Screening and Q&A with director and MPT instructor Janice Engel delves deep into her six-and-a-half-year journey on making a lauded documentary on trailblazing journalist Molly Ivins
By Cristina Schreil
Director Janice Engel was asking her students to scream at her. “Are you guys ready to raise hell with me?” she asked. She’d leapt up on stage at the 79 New Montgomery theater and pointed her smartphone camera toward the audience. “On the count of three, yell, ‘Raise hell!’”
The crowd, including many students, instructors, and faculty from the Academy of Art University’s School of Motion Pictures and Television (MPT), was happy to oblige. Yet, the ensuing roar was nothing compared to the riot that soon played on screen. In one of the first shots, journalist Molly Ivins, wearing a warm smile and bright red top contrasting with the pale, sparse hair of her last years, steps behind a podium and delivers a few barbs of her famous wit.
The clips that follow—some from late-night talk shows, interviews, and speeches—showcase her larger-than-life personality, insights, and career. At her height, almost 400 newspapers published her column.
Ivins is the subject of a documentary produced and directed by Engel, an MPT instructor titled “Raise Hell: The Life & Times of Molly Ivins.” Ivins was a trailblazing news reporter before establishing herself as a brazen, maverick political columnist and hilarious force often compared to Mark Twain. Her political insights were illuminating and prescient—prioritizing giving voice to the voiceless—yet deeply hilarious, as many on either side of the political spectrum agreed. Through clips and archival footage that Engel spent six and a half years digging up and wrangling, we see the Texas-bred fierceness that was Ivins.
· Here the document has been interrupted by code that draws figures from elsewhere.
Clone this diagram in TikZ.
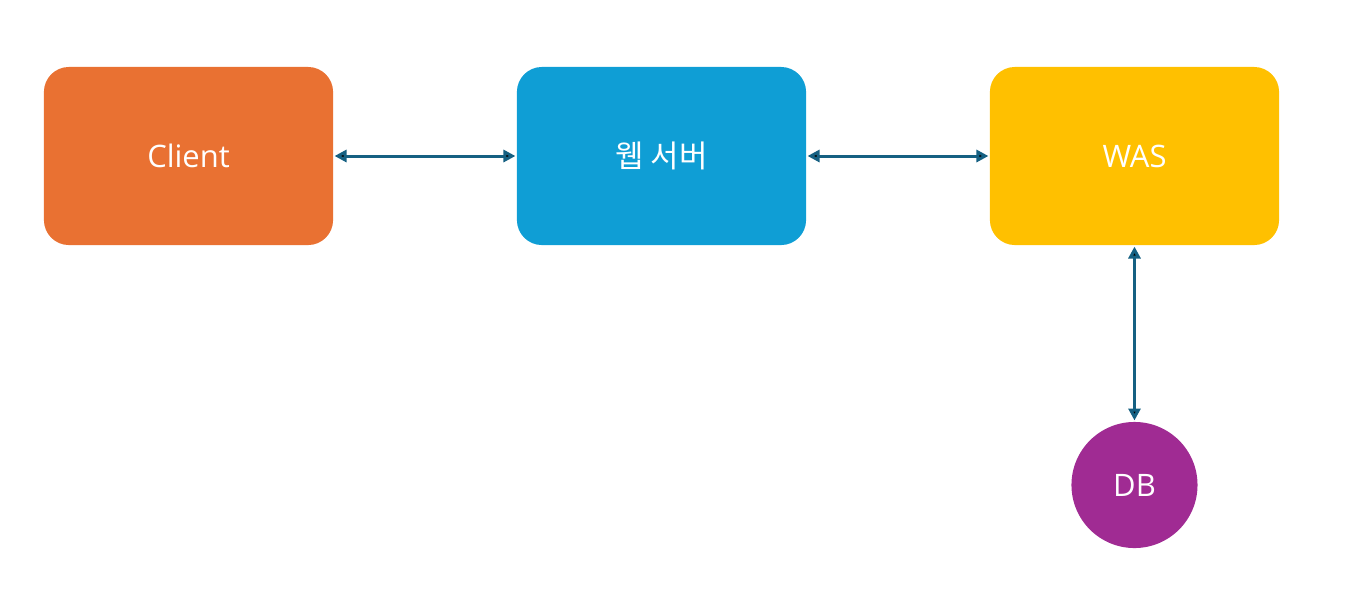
\documentclass[tikz,border=0pt]{standalone}
\usepackage{fontspec}
\setmainfont{Open Sans}
\newfontfamily\krfont{Noto Sans CJK KR}
\usetikzlibrary{arrows.meta}
\definecolor{node_orange}{RGB}{233,113,50}
\definecolor{node_blue}{RGB}{15,158,213}
\definecolor{node_yell}{RGB}{255,192,0}
\definecolor{node_purple}{RGB}{160,43,147}
\definecolor{edge_blue}{RGB}{21,96,130}

\begin{document}
\begin{tikzpicture}[x=0.01cm,y=-0.01cm,{Triangle[length=3.4pt,width=3.4pt]}-{Triangle[length=3.4pt,width=3.4pt]},line width=0.85pt]
    \tikzstyle{node}=[draw=none, rounded corners=0.25cm, minimum width=2.89cm, minimum height=1.78cm, text=white, font=\fontsize{8.8}{11}\selectfont]
    \tikzstyle{cl}=[style=node,fill=node_orange]
    \tikzstyle{ws}=[style=node,fill=node_blue]
    \tikzstyle{was}=[style=node,fill=node_yell]
    \tikzstyle{db}=[circle, draw=none, minimum size=1.26cm, inner sep=0pt, fill=node_purple, text=white, font=\fontsize{8.8}{11}\selectfont]

    \useasboundingbox (0,0) rectangle (1359,596);

    \node[cl]  (client) at (188.5,156) {Client};
    \node[ws]  (web)    at (661.5,156) {\krfont 웹 서버};
    \node[was] (was)    at (1134.5,156) {WAS};
    \node[db]  (db)     at (1134.5,485)  {DB};
    \path[draw=edge_blue]
     (client) edge[] (web)
     (web) edge[] (was)
     (was) edge[] (db)
     ;
\end{tikzpicture}
\end{document}
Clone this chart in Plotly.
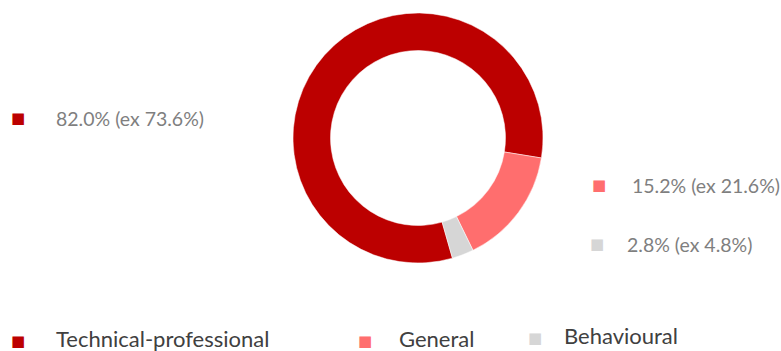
import plotly.graph_objects as go

categories = ["Technical-professional", "General", "Behavioural"]
values = [82.0, 15.2, 2.8]
previous = [73.6, 21.6, 4.8]
colors = ["#BC0000", "#FF6E6E", "#D6D6D6"]

W, H = 781, 351
cx, cy, R = 418, 138, 125

fig = go.Figure(go.Pie(
    labels=categories,
    values=values,
    sort=False,
    direction="clockwise",
    rotation=164,
    hole=0.70,
    marker=dict(colors=colors, line=dict(color="white", width=0.5)),
    textinfo="none",
    showlegend=False,
    domain=dict(x=[(cx - R) / W, (cx + R) / W], y=[(H - cy - R) / H, (H - cy + R) / H]),
))

font_fam = "Lato, 'Open Sans', sans-serif"
# side value labels: (marker x, text x, y)
side_pos = [(18, 54, 118), (599, 630, 185), (597, 625, 244)]
for i, (mx, tx, y) in enumerate(side_pos):
    fig.add_annotation(x=mx / W, y=1 - y / H, xref="paper", yref="paper", text="■",
                       showarrow=False, xanchor="center", yanchor="middle",
                       font=dict(size=15, color=colors[i], family="DejaVu Sans"))
    fig.add_annotation(x=tx / W, y=1 - y / H, xref="paper", yref="paper",
                       text=f"{values[i]:.1f}% (ex {previous[i]:.1f}%)",
                       showarrow=False, xanchor="left", yanchor="middle",
                       font=dict(size=19.5, color="#7F7F7F", family=font_fam))

legend_pos = [(18, 54, 338), (365, 397, 338), (535, 562, 335)]
for i, (mx, tx, y) in enumerate(legend_pos):
    fig.add_annotation(x=mx / W, y=1 - (y + 3) / H, xref="paper", yref="paper", text="■",
                       showarrow=False, xanchor="center", yanchor="middle",
                       font=dict(size=15, color=colors[i], family="DejaVu Sans"))
    fig.add_annotation(x=tx / W, y=1 - y / H, xref="paper", yref="paper",
                       text=categories[i], showarrow=False, xanchor="left", yanchor="middle",
                       font=dict(size=22, color="#404040", family=font_fam))

fig.update_layout(width=W, height=H, margin=dict(l=0, r=0, t=0, b=0),
                  paper_bgcolor="white", plot_bgcolor="white")
fig.write_html("out.html")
Earlier this year, the film screened at the Sundance and SXSW film festivals and it has a 100 percent rating on Rotten Tomatoes. At the screening, Engel announced that it’s also been picked up by Magnolia Pictures, soon available in more theaters.
This screening on Tuesday, May 7 also revealed Engel’s titanic documentary-making endeavor. Engel was candid about sharing challenges and the grit needed to surmount them. She said that many of her students have seen bits of this project over the years. “How much passion do you guys have—you guys with the short attention spans?” Engel asked.
Interviewing Engel after the film was Executive Director of the Schools of Entertainment Jana Memel. Her first question: “If you could ask Molly Ivins one question, and it wasn’t about Donald Trump, what would you ask her?” It touched on feedback many have had—that if Ivins were alive (she passed from breast cancer in 2007), she would’ve had a field day with the current administration.
“Nobody’s ever asked me that,” Engel replied, before answering: “How do you get her message and what she was all about out to the younger generations coming up who don’t read newspapers and don’t really dig in to find out what’s going on? How do you wake not just our kids who are coming up, but the whole world?”
She said the biggest challenge was funding. Engel shared that the key was tapping into Ivins’ constituency. Once that happened, they raised more than $120,000 on Kickstarter.
The second biggest challenge was digging in, sifting through fathoms of archival footage and materials. She added that they captured more conflict as they went along, which is something she teaches students.
Thus, a big topic of the evening was Engel’s task in condensing the film. One student asked how many “babies” Engel killed—referring to beloved clips she didn’t have room for. She answered, with a laugh, “I have a room full of babies!” adding that her select reel is about seven hours long, with a joke reel that could reach four. “Molly was Twitter-ready, guys,” Engel said.
Engel also chronicled Ivins’ personal demons, namely her alcoholism. It was a necessary aspect to highlight—both in capturing Ivins truthfully and keeping the film from lapsing into hagiography. “She’s a fully three-dimensional person who lived. Nobody’s perfect,” Engel explained.
Other students asked how she discovered Ivins (through a play), what she learned from her (she practically earned a graduate degree in political science in making the film) and why it was useful to bring on another editor (a “second pair of eyes”).
Engel’s biggest advice to students, especially those studying documentary: “Don’t skim the surface. Dig deep.”